Remember too that one Fade cue can affect as many controls as you wish. If you have a track with four channels instead of just one, and you have seven speakers instead of two, you can enter values in the matrix or adjust the sliders to have different channels come up or down in different outputs.

A complex crossfade

A key concept here is that if multiple Fade cues share a target, but each Fade cue has different active controls, then those Fade cues can run simultaneously without interfering with each other. Because of this, in the scenario with a four-channel Audio cue fading amongst seven speakers, very complex fades can be achieved by using simultaneous Fade cues with different active controls, different curve shapes, and different durations.

Reverting Fades

QLab has a sort of special-case undo command that applies only to Fade cues, called Revert Fade Action. You can find this command under the Tools menu when a Fade cue is selected, or you can use the keyboard shortcut ⇧⌘R.
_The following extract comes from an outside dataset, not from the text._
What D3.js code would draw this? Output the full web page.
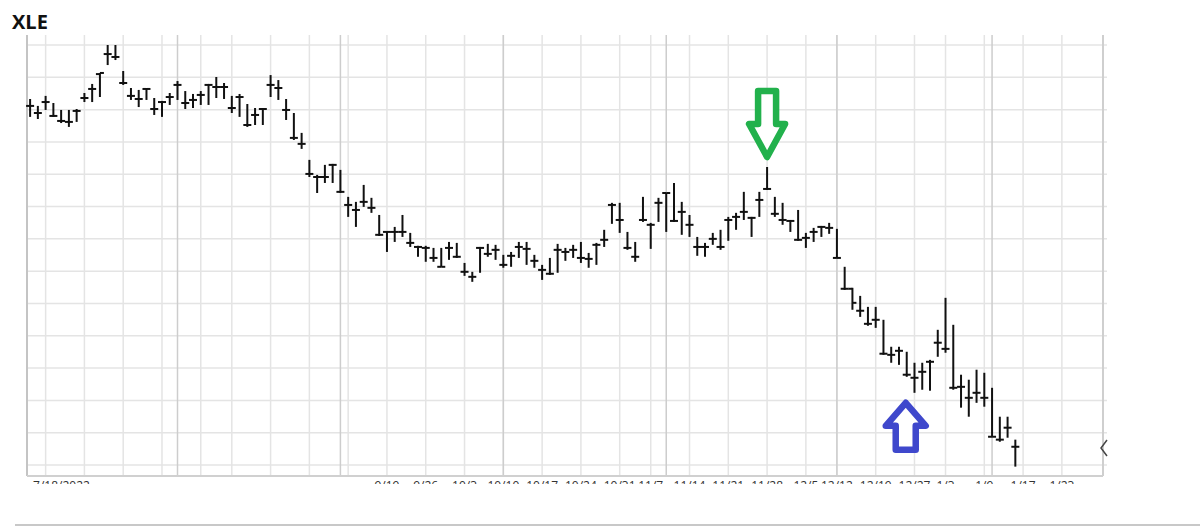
<!DOCTYPE html>
<html lang="en">
<head>
<meta charset="UTF-8">
<title>XLE</title>
<script src="https://d3js.org/d3.v7.min.js"></script>
<style>
  body { margin: 0; background: #fff; }
  svg { display: block; }
</style>
</head>
<body>
<svg width="1200" height="527"></svg>
<script>
// daily OHLC bars
var highs = [90.66, 90.23, 90.85, 90.41, 89.98, 89.98, 90.04, 91.03, 91.59, 92.27,
  94.00, 94.00, 92.39, 91.34, 91.22, 91.34, 90.72, 90.54, 91.03, 91.77,
  91.15, 90.97, 91.15, 91.59, 92.02, 91.65, 90.85, 90.97, 90.35, 90.10,
  90.10, 92.14, 91.83, 90.66, 89.79, 88.56, 86.89, 85.96, 86.58, 86.64,
  86.27, 84.60, 84.29, 85.34, 84.54, 83.48, 82.43, 82.74, 83.48, 82.37,
  81.57, 81.57, 81.44, 81.44, 81.81, 81.75, 80.51, 79.96, 81.50, 81.69,
  81.63, 81.01, 81.19, 81.81, 81.81, 81.01, 80.39, 80.82, 81.69, 81.44,
  81.63, 81.81, 81.13, 81.75, 82.56, 84.23, 84.23, 82.43, 81.81, 84.60,
  82.99, 84.54, 84.84, 85.46, 84.29, 83.48, 82.12, 81.75, 82.37, 82.56,
  83.36, 83.61, 84.91, 83.36, 84.91, 86.45, 84.60, 84.23, 83.17, 83.79,
  82.37, 82.68, 82.80, 82.99, 82.62, 80.27, 78.97, 78.47, 77.79, 77.79,
  76.99, 75.32, 75.32, 75.01, 74.33, 74.33, 74.51, 76.37, 78.35, 76.68,
  73.59, 73.28, 73.90, 73.71, 72.78, 70.99, 70.99, 69.57];
var lows = [89.55, 89.42, 89.98, 89.55, 89.17, 88.93, 89.24, 90.47, 90.47, 90.78,
  92.76, 93.07, 91.53, 90.60, 90.16, 90.60, 89.67, 89.55, 90.29, 90.60,
  90.04, 90.10, 90.29, 90.29, 90.72, 90.66, 89.79, 89.55, 88.93, 89.05,
  89.05, 90.78, 90.60, 89.36, 88.12, 87.57, 85.83, 84.84, 85.46, 85.46,
  84.84, 83.36, 82.74, 83.98, 83.61, 82.18, 81.19, 81.81, 82.12, 81.50,
  80.89, 80.58, 80.58, 80.27, 80.70, 80.82, 79.71, 79.34, 79.90, 80.89,
  80.70, 80.21, 80.27, 80.82, 80.39, 80.21, 79.46, 79.77, 79.90, 80.64,
  80.82, 80.51, 80.21, 80.39, 81.50, 82.93, 82.37, 81.32, 80.58, 83.05,
  81.38, 83.05, 82.43, 83.05, 82.25, 82.12, 80.95, 80.89, 81.63, 81.32,
  81.88, 82.56, 83.17, 82.12, 83.36, 85.03, 83.36, 82.87, 82.43, 81.88,
  81.44, 81.81, 82.12, 82.31, 80.82, 78.84, 77.61, 77.17, 76.62, 76.49,
  74.82, 74.33, 74.20, 73.46, 72.47, 72.66, 72.60, 74.70, 74.95, 72.66,
  71.55, 70.99, 71.85, 71.61, 69.75, 69.44, 69.69, 67.90];
var opens = [90.23, 89.79, 90.47, 89.61, 89.30, 89.24, 89.92, 90.72, 91.28, 92.20,
  93.44, 93.26, 91.65, 90.85, 90.66, 91.28, 90.04, 90.47, 90.78, 91.53,
  90.41, 90.60, 90.91, 91.53, 91.40, 91.40, 90.10, 90.78, 89.05, 89.67,
  90.04, 91.53, 91.34, 89.98, 88.25, 87.88, 86.02, 85.83, 85.83, 86.58,
  84.91, 84.10, 83.79, 84.29, 83.92, 82.25, 82.43, 82.43, 82.43, 81.75,
  81.50, 81.44, 80.82, 80.27, 81.44, 80.89, 79.96, 79.65, 81.44, 81.07,
  81.32, 80.39, 80.95, 81.50, 81.38, 80.64, 80.08, 79.84, 81.32, 81.19,
  81.32, 80.82, 80.76, 81.63, 81.94, 84.10, 83.17, 81.44, 80.89, 83.17,
  82.87, 84.23, 84.84, 83.11, 83.67, 82.87, 81.50, 81.50, 82.00, 81.50,
  83.17, 83.36, 83.67, 83.30, 84.41, 85.09, 83.55, 83.17, 83.11, 81.94,
  82.06, 82.43, 82.74, 82.68, 80.82, 78.91, 78.91, 77.55, 76.74, 76.99,
  74.89, 74.82, 75.07, 73.59, 73.40, 73.77, 74.39, 75.57, 75.19, 72.78,
  72.84, 72.16, 72.47, 72.16, 69.75, 69.57, 70.31, 69.13];
var closes = [90.23, 89.79, 90.47, 89.61, 89.30, 89.24, 89.92, 90.72, 91.28, 92.27,
  93.44, 93.26, 91.65, 90.85, 90.66, 91.28, 90.04, 90.47, 90.78, 91.53,
  90.41, 90.60, 90.91, 91.53, 91.40, 91.40, 90.10, 90.78, 89.05, 89.67,
  90.04, 91.53, 91.34, 89.98, 88.25, 87.88, 86.02, 85.83, 85.83, 86.58,
  84.91, 84.10, 83.79, 84.29, 83.92, 82.25, 82.43, 82.43, 82.43, 81.75,
  81.50, 81.44, 80.82, 80.27, 81.44, 80.89, 79.96, 79.65, 81.44, 81.07,
  81.32, 80.39, 80.95, 81.50, 81.38, 80.64, 80.08, 79.84, 81.32, 81.19,
  81.32, 80.82, 80.76, 81.63, 81.94, 84.10, 83.17, 81.44, 80.89, 83.17,
  82.87, 84.23, 84.84, 83.11, 83.67, 82.87, 81.50, 81.50, 82.00, 81.50,
  83.17, 83.36, 83.67, 83.30, 84.41, 85.09, 83.55, 83.17, 83.11, 81.94,
  82.06, 82.43, 82.74, 82.68, 80.82, 78.91, 78.04, 77.55, 76.74, 76.99,
  74.89, 74.82, 75.07, 73.59, 73.40, 73.77, 74.39, 75.57, 75.19, 72.78,
  72.84, 72.16, 72.47, 72.16, 69.75, 69.57, 70.31, 69.13];

// grid: price lines, weekly lines, darker month lines (bar index)
var priceTicks = d3.range(68, 95, 2);
var weekLines = [2, 7, 12, 17, 22, 26, 31, 36, 41, 46, 51, 56, 61, 66, 71, 76, 80,
  85, 90, 95, 100, 104, 109, 114, 118, 123, 128, 133];
var monthLines = [19, 40, 61, 82, 104, 124];

// date labels under the plot (cut off in the screenshot)
var labelBars = [0, 46, 51, 56, 61, 66, 71, 76, 80, 85, 90, 95, 100, 104, 109, 114, 118, 123, 128, 133];
var labelText = ["7/18/2022", "9/19", "9/26", "10/3", "10/10", "10/17", "10/24",
  "10/31", "11/7", "11/14", "11/21", "11/28", "12/5", "12/12", "12/19",
  "12/27", "1/3", "1/9", "1/17", "1/23"];

var data = highs.map(function (h, i) {
  return { i: i, high: h, low: lows[i], open: opens[i], close: closes[i] };
});

var svg = d3.select("svg");

var plotLeft = 27, plotRight = 1103, plotTop = 35, plotBottom = 476;
var x = d3.scaleLinear().domain([-0.4, 138.3]).range([plotLeft, plotRight]);
var y = d3.scaleLinear().domain([67.32, 94.62]).range([plotBottom, plotTop]);

svg.append("rect").attr("width", 1200).attr("height", 527).attr("fill", "#fff");

// title
svg.append("text")
  .attr("x", 12).attr("y", 29)
  .attr("font-family", "'Open Sans', 'Noto Sans', sans-serif")
  .attr("font-weight", "bold")
  .attr("font-size", "20px")
  .attr("fill", "#111")
  .text("XLE");

// horizontal grid
var grid = svg.append("g");
grid.selectAll(".hline")
  .data(priceTicks)
  .enter().append("line")
  .attr("x1", plotLeft).attr("x2", plotRight + 4)
  .attr("y1", function (d) { return y(d); })
  .attr("y2", function (d) { return y(d); })
  .attr("stroke", "#e4e4e4")
  .attr("stroke-width", 1.5);

// weekly grid
grid.selectAll(".wline")
  .data(weekLines)
  .enter().append("line")
  .attr("x1", function (d) { return x(d); })
  .attr("x2", function (d) { return x(d); })
  .attr("y1", plotTop).attr("y2", plotBottom)
  .attr("stroke", "#e4e4e4")
  .attr("stroke-width", 1.5);

// month grid
grid.selectAll(".mline")
  .data(monthLines)
  .enter().append("line")
  .attr("x1", function (d) { return x(d); })
  .attr("x2", function (d) { return x(d); })
  .attr("y1", plotTop).attr("y2", plotBottom)
  .attr("stroke", "#cdcdcd")
  .attr("stroke-width", 1.5);

// frame
svg.append("line").attr("x1", plotLeft).attr("x2", plotLeft).attr("y1", plotTop).attr("y2", plotBottom)
  .attr("stroke", "#c4c4c4").attr("stroke-width", 2);
svg.append("line").attr("x1", plotRight).attr("x2", plotRight).attr("y1", plotTop).attr("y2", plotBottom)
  .attr("stroke", "#cfcfcf").attr("stroke-width", 2);
svg.append("line").attr("x1", plotLeft).attr("x2", plotRight).attr("y1", plotBottom).attr("y2", plotBottom)
  .attr("stroke", "#d0d0d0").attr("stroke-width", 2);

// bars
var bars = svg.append("g")
  .attr("stroke", "#111")
  .attr("stroke-width", 2)
  .selectAll("g")
  .data(data)
  .enter().append("g");

bars.append("line")
  .attr("x1", function (d) { return x(d.i); })
  .attr("x2", function (d) { return x(d.i); })
  .attr("y1", function (d) { return y(d.high); })
  .attr("y2", function (d) { return y(d.low); });

bars.append("line")
  .attr("x1", function (d) { return x(d.i) - 4; })
  .attr("x2", function (d) { return x(d.i); })
  .attr("y1", function (d) { return y(d.open); })
  .attr("y2", function (d) { return y(d.open); });

bars.append("line")
  .attr("x1", function (d) { return x(d.i); })
  .attr("x2", function (d) { return x(d.i) + 4; })
  .attr("y1", function (d) { return y(d.close); })
  .attr("y2", function (d) { return y(d.close); });

// date labels, cut off by the screenshot edge
svg.append("clipPath").attr("id", "cut")
  .append("rect").attr("x", 0).attr("y", 478).attr("width", 1200).attr("height", 6);

svg.append("g")
  .attr("clip-path", "url(#cut)")
  .selectAll("text")
  .data(labelBars)
  .enter().append("text")
  .attr("x", function (d, i) { return i == 0 ? x(d) + 3 : x(d); })
  .attr("y", 490)
  .attr("text-anchor", function (d, i) { return i == 0 ? "start" : "middle"; })
  .attr("font-family", "'Open Sans', sans-serif")
  .attr("font-size", "12px")
  .attr("fill", "#333")
  .text(function (d, i) { return labelText[i]; });

// green arrow over the peak bar, blue arrow under the low
var top95 = { x: x(95), y: y(highs[95]) - 10 };
svg.append("path")
  .attr("d", "M" + (top95.x - 9) + "," + (top95.y - 66) +
    " L" + (top95.x + 9) + "," + (top95.y - 66) +
    " L" + (top95.x + 9) + "," + (top95.y - 33) +
    " L" + (top95.x + 18) + "," + (top95.y - 33) +
    " L" + top95.x + "," + top95.y +
    " L" + (top95.x - 18) + "," + (top95.y - 33) +
    " L" + (top95.x - 9) + "," + (top95.y - 33) + " Z")
  .attr("fill", "#fff")
  .attr("stroke", "#22b14c")
  .attr("stroke-width", 6.5)
  .attr("stroke-linejoin", "round");

var low113 = { x: x(113) - 1, y: y(lows[113]) + 26 };
svg.append("path")
  .attr("d", "M" + low113.x + "," + low113.y +
    " L" + (low113.x + 20) + "," + (low113.y + 23) +
    " L" + (low113.x + 10) + "," + (low113.y + 23) +
    " L" + (low113.x + 10) + "," + (low113.y + 47) +
    " L" + (low113.x - 10) + "," + (low113.y + 47) +
    " L" + (low113.x - 10) + "," + (low113.y + 23) +
    " L" + (low113.x - 20) + "," + (low113.y + 23) + " Z")
  .attr("fill", "#fff")
  .attr("stroke", "#3f48cc")
  .attr("stroke-width", 6.5)
  .attr("stroke-linejoin", "round");

// scroll chevron at the right edge
svg.append("path")
  .attr("d", "M1107,440 L1101,448 L1107,456")
  .attr("fill", "none")
  .attr("stroke", "#444")
  .attr("stroke-width", 1.5);

// separator line at the bottom
svg.append("line")
  .attr("x1", 15).attr("x2", 1200).attr("y1", 525).attr("y2", 525)
  .attr("stroke", "#c8c8c8").attr("stroke-width", 2);
</script>
</body>
</html>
When Revert Fade Action is invoked on a Fade cue after that Fade cue has been run, QLab reverts the levels of that Fade cue’s target to whatever they were before the Fade ran except for levels which have been otherwise changed. That is to say, the only adjustments that are reverted are the ones that the selected Fade cue caused.

Broken Fade Cues

Fade cues can become broken for the following reasons:

Missing cue target

Assign a target cue to this cue.

No parameters set to fade

Set this cue to adjust at least one parameter. You can enable or disable an audio parameter by clicking in it; active controls will be highlighted in yellow. You can enable or disable a video parameter by checking or unchecking the box next to it.

Missing cue audio effect

Either install the missing audio effect and restart QLab, or remove the missing effect from the Audio FX tab of the inspector of the target cue.

License required

An audio or video license is required to fade playback rate, fade audio effects, or use Timecode triggers. A video license is required to fade video geometry or video effects. Install the appropriate type of license or adjust the cue to avoid using licensed features to clear this warning.